The records
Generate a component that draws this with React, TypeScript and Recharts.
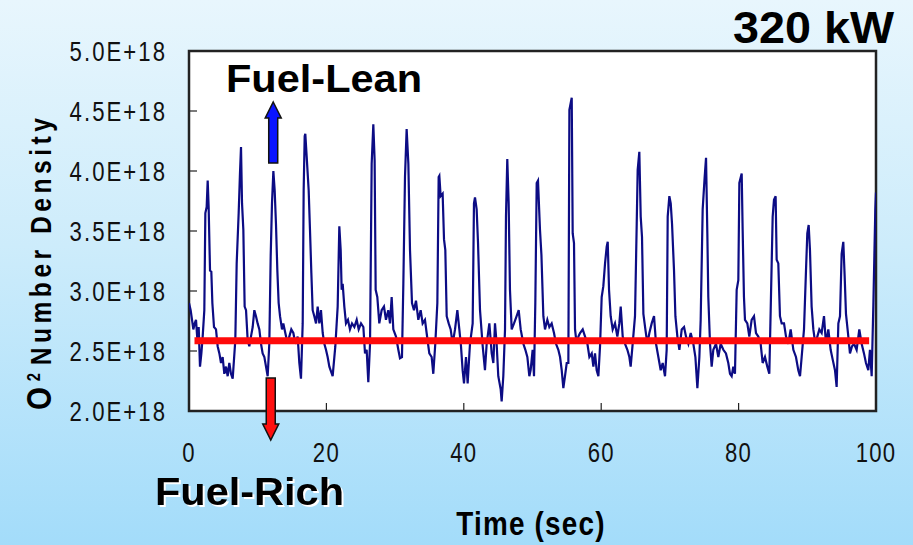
import { LineChart, Line, XAxis, YAxis, CartesianGrid, ReferenceArea, ReferenceDot } from "recharts";

// O2 number density trace (units of 1E+18)
const timeSec = [
  0.0, 0.24, 0.44, 0.63, 0.83, 1.02, 1.26, 1.41, 1.6, 1.8, 1.99, 2.23, 2.38, 2.57, 2.72, 2.86, 3.06, 3.25, 3.4, 3.64,
  3.93, 4.17, 4.42, 4.66, 4.9, 5.14, 5.39, 5.63, 5.87, 6.11, 6.36, 6.74, 6.94, 7.23, 7.42, 7.57, 7.72, 7.91, 8.1, 8.3,
  8.54, 8.78, 9.02, 9.27, 9.51, 9.75, 9.99, 10.24, 10.48, 10.72, 10.97, 11.21, 11.45, 11.69, 11.89, 12.08, 12.28, 12.47, 12.66, 12.86,
  13.05, 13.25, 13.54, 13.73, 14.02, 14.36, 14.6, 14.89, 15.19, 15.48, 15.82, 16.06, 16.3, 16.55, 16.69, 16.84, 16.93, 17.13, 17.42, 17.61,
  17.81, 18.0, 18.24, 18.49, 18.73, 18.97, 19.21, 19.46, 19.7, 19.94, 20.18, 20.43, 20.91, 21.3, 21.64, 21.79, 21.88, 22.08, 22.22, 22.37,
  22.61, 22.85, 23.14, 23.43, 23.73, 24.07, 24.41, 24.7, 25.04, 25.38, 25.62, 25.86, 26.1, 26.35, 26.59, 26.83, 27.02, 27.17, 27.41, 27.7,
  28.04, 28.38, 28.67, 29.01, 29.26, 29.5, 29.74, 30.13, 30.47, 30.71, 31.0, 31.2, 31.44, 31.68, 31.93, 32.17, 32.46, 32.75, 33.04, 33.38,
  33.72, 34.01, 34.35, 34.59, 34.98, 35.32, 35.56, 35.85, 36.15, 36.34, 36.44, 36.63, 36.92, 37.12, 37.31, 37.51, 37.8, 38.09, 38.38, 38.72,
  39.06, 39.35, 39.59, 39.83, 40.03, 40.32, 40.56, 40.9, 41.29, 41.48, 41.63, 41.87, 42.07, 42.36, 42.75, 43.08, 43.33, 43.72, 44.06, 44.3,
  44.54, 44.78, 45.02, 45.37, 45.51, 45.75, 46.0, 46.14, 46.33, 46.53, 46.72, 46.97, 47.31, 47.69, 47.99, 48.28, 48.67, 48.96, 49.25, 49.54,
  49.73, 50.02, 50.22, 50.41, 50.61, 50.8, 51.09, 51.3, 51.58, 51.82, 52.16, 52.45, 52.79, 53.13, 53.42, 53.76, 54.01, 54.25, 54.49, 54.73,
  54.98, 55.22, 55.37, 55.71, 55.85, 56.04, 56.19, 56.43, 56.68, 56.92, 57.31, 57.65, 57.99, 58.28, 58.62, 58.86, 59.1, 59.34, 59.59, 59.83,
  60.07, 60.31, 60.56, 60.8, 60.95, 61.14, 61.38, 61.67, 62.01, 62.35, 62.64, 62.84, 63.13, 63.47, 63.81, 64.1, 64.29, 64.58, 64.92, 65.17,
  65.31, 65.55, 65.75, 65.94, 66.14, 66.43, 66.72, 67.01, 67.35, 67.69, 67.98, 68.32, 68.66, 68.95, 69.29, 69.53, 69.68, 69.92, 70.12, 70.31,
  70.6, 70.8, 71.09, 71.38, 71.72, 72.06, 72.35, 72.69, 73.03, 73.41, 73.71, 74.0, 74.29, 74.48, 74.77, 75.06, 75.26, 75.45, 75.59, 75.84,
  76.08, 76.32, 76.71, 77.05, 77.39, 77.78, 78.16, 78.5, 78.75, 78.99, 79.23, 79.47, 79.72, 79.96, 80.11, 80.45, 80.59, 80.78, 80.93, 81.27,
  81.56, 81.9, 82.24, 82.53, 82.87, 83.21, 83.5, 83.84, 84.18, 84.47, 84.67, 84.96, 85.15, 85.39, 85.54, 85.78, 86.02, 86.27, 86.61, 86.9,
  87.24, 87.58, 87.97, 88.35, 88.69, 88.94, 89.18, 89.52, 89.81, 90.0, 90.2, 90.39, 90.63, 90.88, 91.17, 91.46, 91.75, 92.09, 92.43, 92.72,
  93.06, 93.4, 93.69, 94.03, 94.27, 94.52, 94.76, 95.0, 95.24, 95.44, 95.63, 95.92, 96.21, 96.51, 96.8, 97.18, 97.57, 97.91, 98.25, 98.54,
  98.88, 99.12, 99.37, 99.61, 99.9, 100.0,
];

const o2Density = [
  2.9, 2.84, 2.76, 2.68, 2.73, 2.76, 2.56, 2.7, 2.37, 2.48, 2.62, 2.84, 3.65, 3.7, 3.92, 3.7, 3.17, 3.16, 2.9, 2.7,
  2.68, 2.54, 2.48, 2.4, 2.45, 2.31, 2.37, 2.29, 2.4, 2.31, 2.27, 2.59, 3.23, 3.65, 3.98, 4.2, 3.73, 3.51, 2.87, 2.84,
  2.59, 2.54, 2.62, 2.7, 2.84, 2.79, 2.73, 2.68, 2.56, 2.48, 2.45, 2.37, 2.29, 2.56, 3.29, 3.73, 4.0, 3.84, 3.56, 3.17,
  2.9, 2.79, 2.68, 2.73, 2.65, 2.56, 2.62, 2.68, 2.65, 2.56, 2.62, 2.4, 2.27, 2.73, 3.84, 4.29, 4.31, 4.12, 3.84, 3.51,
  3.15, 2.84, 2.79, 2.73, 2.87, 2.73, 2.84, 2.65, 2.56, 2.51, 2.45, 2.37, 2.29, 2.54, 2.87, 3.29, 3.54, 3.34, 3.01, 3.06,
  2.87, 2.73, 2.76, 2.68, 2.73, 2.7, 2.76, 2.68, 2.73, 2.7, 2.48, 2.51, 2.24, 2.56, 4.06, 4.39, 4.09, 3.01, 2.95, 2.73,
  2.84, 2.87, 2.76, 2.84, 2.73, 2.95, 2.68, 2.62, 2.51, 2.44, 2.45, 3.06, 3.95, 4.35, 4.06, 3.34, 2.9, 2.84, 2.92, 2.76,
  2.84, 2.73, 2.76, 2.65, 2.48, 2.45, 2.31, 2.56, 2.9, 3.95, 3.96, 3.79, 3.81, 3.43, 3.34, 2.79, 2.73, 2.68, 2.56, 2.68,
  2.84, 2.68, 2.54, 2.34, 2.23, 2.45, 2.23, 2.56, 2.73, 3.73, 3.78, 3.68, 3.4, 2.84, 2.54, 2.34, 2.56, 2.73, 2.48, 2.4,
  2.73, 2.56, 2.29, 2.18, 2.08, 2.29, 2.68, 3.62, 4.1, 3.73, 3.01, 2.68, 2.73, 2.79, 2.84, 2.68, 2.56, 2.51, 2.45, 2.29,
  2.34, 2.51, 2.29, 2.9, 3.9, 3.92, 3.51, 3.3, 2.79, 2.68, 2.76, 2.7, 2.73, 2.65, 2.56, 2.51, 2.45, 2.34, 2.19, 2.29,
  2.4, 2.4, 4.51, 4.61, 3.48, 3.4, 2.68, 2.56, 2.62, 2.65, 2.68, 2.62, 2.56, 2.45, 2.48, 2.37, 2.48, 2.34, 2.29, 2.54,
  2.95, 3.04, 3.23, 3.37, 3.41, 3.01, 2.79, 2.68, 2.73, 2.62, 2.73, 2.87, 2.62, 2.56, 2.51, 2.45, 2.37, 2.56, 2.79, 3.56,
  4.01, 4.16, 3.62, 3.45, 2.81, 2.68, 2.56, 2.65, 2.73, 2.79, 2.56, 2.45, 2.34, 2.4, 2.29, 2.51, 3.62, 3.79, 3.73, 3.56,
  3.17, 2.79, 2.62, 2.51, 2.68, 2.7, 2.62, 2.56, 2.65, 2.56, 2.45, 2.19, 2.45, 2.76, 3.68, 3.95, 4.11, 3.48, 2.95, 2.56,
  2.37, 2.51, 2.56, 2.45, 2.56, 2.51, 2.48, 2.4, 2.31, 2.29, 2.37, 2.31, 3.01, 3.09, 3.9, 3.98, 3.51, 2.95, 2.76, 2.73,
  2.62, 2.76, 2.79, 2.65, 2.62, 2.56, 2.4, 2.45, 2.37, 2.31, 2.84, 3.62, 3.76, 3.79, 3.26, 3.23, 2.79, 2.73, 2.73, 2.62,
  2.56, 2.68, 2.51, 2.45, 2.34, 2.29, 2.45, 2.68, 3.17, 3.48, 3.55, 3.34, 2.87, 2.68, 2.56, 2.62, 2.68, 2.65, 2.79, 2.56,
  2.68, 2.51, 2.43, 2.34, 2.2, 2.73, 2.79, 3.31, 3.41, 3.12, 2.81, 2.65, 2.48, 2.54, 2.56, 2.51, 2.68, 2.56, 2.48, 2.4,
  2.34, 2.51, 2.29, 2.87, 3.68, 3.82,
];

// time-averaged level (red bar) and its span in seconds
const meanLevel = 2.585;
const meanSpan = [0.8, 99.0];

const xTicks = [0, 20, 40, 60, 80, 100];
const yTicks = [2.0, 2.5, 3.0, 3.5, 4.0, 4.5, 5.0];

const trace = timeSec.map((t, i) => ({ t, v: o2Density[i] }));
const meanLine = meanSpan.map((t) => ({ t, v: meanLevel }));

const sans = "'Liberation Sans', Arial, Helvetica, sans-serif";
const squeeze = 0.82; // narrow-face look, no condensed font installed

const XTick = ({ x, y, payload }: any) => (
  <g>
    <line x1={x} x2={x} y1={y} y2={y - 8} stroke="#222" strokeWidth={1.2} />
    <text
      transform={`translate(${x},${y + 51}) scale(${squeeze},1)`}
      textAnchor="middle"
      fontFamily={sans}
      fontSize={27}
      letterSpacing={1.5}
      fill="#111"
    >
      {payload.value}
    </text>
  </g>
);

const YTick = ({ x, y, payload }: any) => (
  <g>
    <line x1={x} x2={x + 8} y1={y} y2={y} stroke="#222" strokeWidth={1.2} />
    <text
      transform={`translate(${x - 22},${y + 9.5}) scale(${squeeze},1)`}
      textAnchor="end"
      fontFamily={sans}
      fontSize={27}
      letterSpacing={2.5}
      fill="#111"
    >
      {payload.value.toFixed(1)}E+18
    </text>
  </g>
);

const UpArrow = ({ cx, cy }: any) => (
  <path
    d={`M${cx} ${cy} L${cx + 8} ${cy + 16} L${cx + 4.5} ${cy + 16} L${cx + 4.5} ${cy + 61} L${cx - 4.5} ${cy + 61} L${cx - 4.5} ${cy + 16} L${cx - 8} ${cy + 16} Z`}
    fill="#0a14ff"
    stroke="#111"
    strokeWidth={1.5}
  />
);

const DownArrow = ({ cx, cy }: any) => (
  <path
    d={`M${cx - 4.5} ${cy} L${cx + 4.5} ${cy} L${cx + 4.5} ${cy + 46} L${cx + 8} ${cy + 46} L${cx} ${cy + 62} L${cx - 8} ${cy + 46} L${cx - 4.5} ${cy + 46} Z`}
    fill="#ff1010"
    stroke="#111"
    strokeWidth={1.5}
  />
);

export default function App() {
  return (
    <div
      style={{
        position: "absolute",
        left: 0,
        top: 0,
        width: 913,
        height: 545,
        background: "linear-gradient(180deg, #e8f6fd 0%, #cdecfb 45%, #a3dcfa 100%)",
      }}
    >
      <LineChart width={913} height={545} margin={{ top: 51, right: 37, bottom: 0, left: 0 }}>
        <CartesianGrid horizontal={false} vertical={false} fill="#ffffff" fillOpacity={1} />
        <XAxis
          type="number"
          dataKey="t"
          domain={[0, 100]}
          ticks={xTicks}
          height={134}
          tickSize={0}
          tickMargin={0}
          axisLine={false}
          tickLine={false}
          tick={<XTick />}
          allowDataOverflow
        />
        <YAxis
          type="number"
          domain={[2, 5]}
          ticks={yTicks}
          width={189}
          tickSize={0}
          tickMargin={0}
          axisLine={false}
          tickLine={false}
          tick={<YTick />}
          allowDataOverflow
        />
        <Line data={trace} dataKey="v" type="linear" stroke="#0c0c84" strokeWidth={2.2} dot={false} isAnimationActive={false} />
        <Line data={meanLine} dataKey="v" type="linear" stroke="#ff0a0a" strokeWidth={7} dot={false} isAnimationActive={false} />
        <ReferenceArea x1={0} x2={100} y1={2} y2={5} fill="none" stroke="#222" strokeWidth={2.5} ifOverflow="visible" />
        <ReferenceDot x={12.26} y={4.575} r={0} shape={<UpArrow />} ifOverflow="visible" />
        <ReferenceDot x={11.9} y={2.275} r={0} shape={<DownArrow />} ifOverflow="visible" />
        <text x={226} y={92} fontFamily={sans} fontWeight="bold" fontSize={38} textLength={196} lengthAdjust="spacingAndGlyphs" fill="#000">
          Fuel-Lean
        </text>
        <text
          x={155}
          y={505}
          fontFamily={sans}
          fontWeight="bold"
          fontSize={38}
          textLength={189}
          lengthAdjust="spacingAndGlyphs"
          fill="#000"
          style={{ filter: "drop-shadow(2px 2px 0 #ffffff)" }}
        >
          Fuel-Rich
        </text>
        <text x={733} y={43} fontFamily={sans} fontWeight="bold" fontSize={44} textLength={161} lengthAdjust="spacingAndGlyphs" fill="#000">
          320 kW
        </text>
        <text
          transform={`translate(531,535) scale(${squeeze},1)`}
          textAnchor="middle"
          fontFamily={sans}
          fontWeight="bold"
          fontSize={34}
          letterSpacing={1.5}
          fill="#000"
        >
          Time (sec)
        </text>
        <text
          transform={`translate(51,410) rotate(-90) scale(${squeeze},1)`}
          fontFamily={sans}
          fontWeight="bold"
          fontSize={30}
          letterSpacing={5.5}
          fill="#000"
        >
          <tspan fontSize={36} letterSpacing={0}>O</tspan>
          <tspan fontSize={18} dx={7} dy={-11}>2</tspan>
          <tspan dx={4} dy={11}>Number Density</tspan>
        </text>
      </LineChart>
    </div>
  );
}
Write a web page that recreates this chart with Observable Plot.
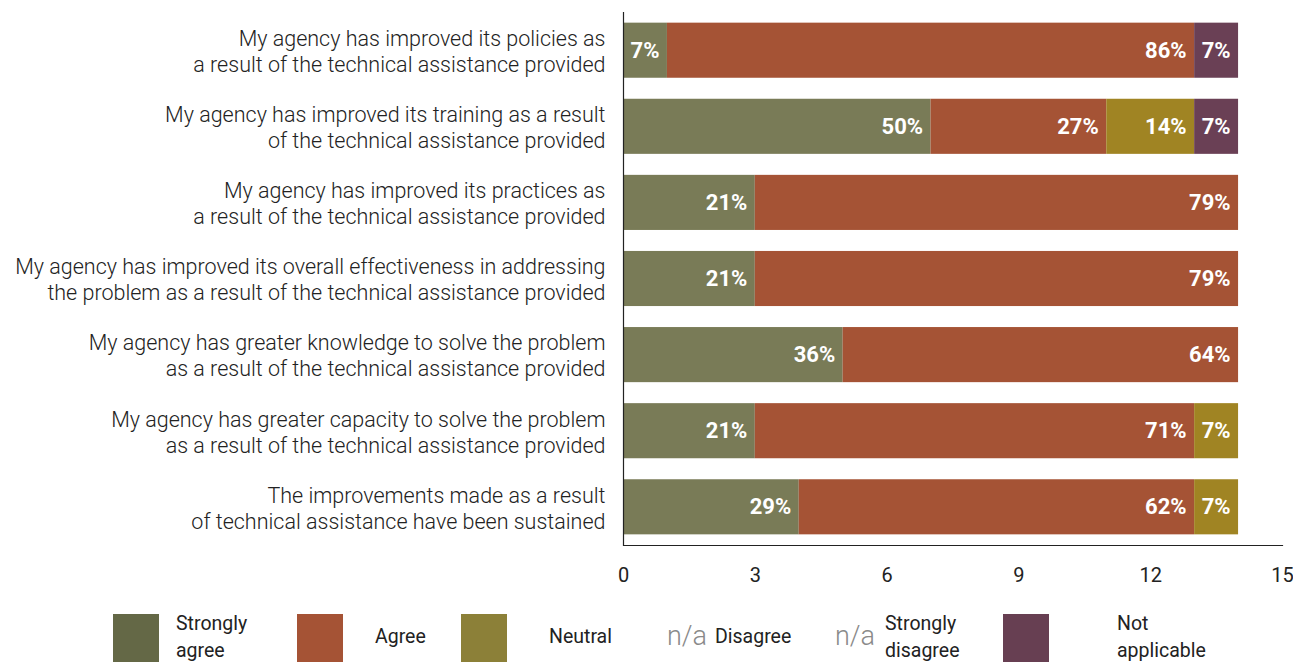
<!DOCTYPE html>
<html>
<head>
<meta charset="utf-8">
<script src="https://cdn.jsdelivr.net/npm/d3@7"></script>
<script src="https://cdn.jsdelivr.net/npm/@observablehq/plot@0.6"></script>
<style>
  html, body { margin: 0; padding: 0; background: #fff; }
  #wrap { position: relative; width: 1293px; height: 662px; font-family: Roboto, "Liberation Sans", sans-serif; color: #222; }
  #legend { position: absolute; left: 0; top: 0; width: 1293px; height: 662px; pointer-events: none; }
  .sw { position: absolute; top: 614px; width: 46px; height: 48px; }
  .lt { position: absolute; font-size: 19.5px; line-height: 27px; color: #222; }
  .na { position: absolute; font-size: 27px; color: #8a8a8a; top: 620px; font-weight: 300; }
</style>
</head>
<body>
<div id="wrap">
  <div id="chart"></div>
  <div id="legend"></div>
</div>
<script>
const categories = [
  "My agency has improved its policies as\na result of the technical assistance provided",
  "My agency has improved its training as a result\nof the technical assistance provided",
  "My agency has improved its practices as\na result of the technical assistance provided",
  "My agency has improved its overall effectiveness in addressing\nthe problem as a result of the technical assistance provided",
  "My agency has greater knowledge to solve the problem\nas a result of the technical assistance provided",
  "My agency has greater capacity to solve the problem\nas a result of the technical assistance provided",
  "The improvements made as a result\nof technical assistance have been sustained"
];
const responses = ["Strongly agree", "Agree", "Neutral", "Disagree", "Strongly disagree", "Not applicable"];
const stronglyAgree = [1, 7, 3, 3, 5, 3, 4];
const agree = [12, 4, 11, 11, 9, 10, 9];
const neutral = [0, 2, 0, 0, 0, 1, 1];
const disagree = [0, 0, 0, 0, 0, 0, 0];
const stronglyDisagree = [0, 0, 0, 0, 0, 0, 0];
const notApplicable = [1, 1, 0, 0, 0, 0, 0];
const stronglyAgreeLabels = ["7%", "50%", "21%", "21%", "36%", "21%", "29%"];
const agreeLabels = ["86%", "27%", "79%", "79%", "64%", "71%", "62%"];
const neutralLabels = ["", "14%", "", "", "", "7%", "7%"];
const notApplicableLabels = ["7%", "7%", "", "", "", "", ""];
const xTicks = [0, 3, 6, 9, 12, 15];
const barColors = ["#797b57", "#a55335", "#a08423", "#888888", "#555555", "#6a4055"];
const legendColors = ["#646846", "#a55335", "#8c8038", null, null, "#673f52"];

const series = [stronglyAgree, agree, neutral, disagree, stronglyDisagree, notApplicable];
const seriesLabels = [stronglyAgreeLabels, agreeLabels, neutralLabels, null, null, notApplicableLabels];
const data = [];
categories.forEach((c, i) => {
  responses.forEach((r, j) => {
    data.push({category: c, response: r, value: series[j][i], label: seriesLabels[j] ? seriesLabels[j][i] : ""});
  });
});
const seps = categories.map((c, i) => ({category: c, x: stronglyAgree[i] + agree[i] + neutral[i]}));

const plot = Plot.plot({
  width: 1293,
  height: 600,
  marginLeft: 623,
  marginRight: 11,
  marginTop: 12,
  marginBottom: 55,
  style: {fontFamily: "Roboto, 'Liberation Sans', sans-serif", color: "#222", background: "#fff"},
  x: {domain: [0, 15], ticks: xTicks, label: null},
  y: {domain: categories, label: null, paddingInner: 0.276, paddingOuter: 0.14, round: false},
  color: {domain: responses, range: barColors},
  marks: [
    Plot.barX(data, Plot.stackX({x: "value", y: "category", fill: "response", order: responses, inset: 0})),
    Plot.ruleX(seps, {x: "x", y: "category", stroke: "#555", strokeWidth: 1.2}),
    Plot.text(data, Plot.stackX2({x: "value", y: "category", z: "response", order: responses, text: "label",
      textAnchor: "end", dx: -8, fill: "white", fontWeight: "bold", fontSize: 22})),
    Plot.ruleX([0], {stroke: "#222", strokeWidth: 1.2}),
    Plot.frame({anchor: "bottom", stroke: "#222", strokeWidth: 1.2}),
    Plot.axisX({ticks: xTicks, tickSize: 0, tickPadding: 22, fontSize: 20, label: null, fill: "#222"}),
    Plot.axisY({tickSize: 0, tickPadding: 18, fontSize: 21.5, fontWeight: 300, lineHeight: 1.21, label: null, fill: "#222", textOverflow: null})
  ]
});
document.getElementById("chart").appendChild(plot);

const legend = document.getElementById("legend");
const items = [
  {sw: 113, tx: 176, text: "Strongly<br>agree", two: true},
  {sw: 297, tx: 375, text: "Agree"},
  {sw: 461, tx: 549, text: "Neutral"},
  {na: 667, tx: 715, text: "Disagree"},
  {na: 835, tx: 885, text: "Strongly<br>disagree", two: true},
  {sw: 1003, tx: 1117, text: "Not<br>applicable", two: true}
];
items.forEach((it, i) => {
  if (it.sw != null) {
    const d = document.createElement("div");
    d.className = "sw";
    d.style.left = it.sw + "px";
    d.style.background = legendColors[i];
    legend.appendChild(d);
  } else {
    const n = document.createElement("div");
    n.className = "na";
    n.style.left = it.na + "px";
    n.textContent = "n/a";
    legend.appendChild(n);
  }
  const t = document.createElement("div");
  t.className = "lt";
  t.style.left = it.tx + "px";
  t.style.top = (it.two ? 610 : 623) + "px";
  t.innerHTML = it.text;
  legend.appendChild(t);
});
</script>
</body>
</html>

Aim of the task
Copy nothing past the line containing "CartesianGrid, ReferenceArea, ReferenceDot": reproduce every line from the start of the records up to it, skipping pictures.

Result
Generate a component that draws this with React, TypeScript and Recharts.
import { LineChart, Line, XAxis, YAxis, CartesianGrid, ReferenceArea, ReferenceDot } from "recharts";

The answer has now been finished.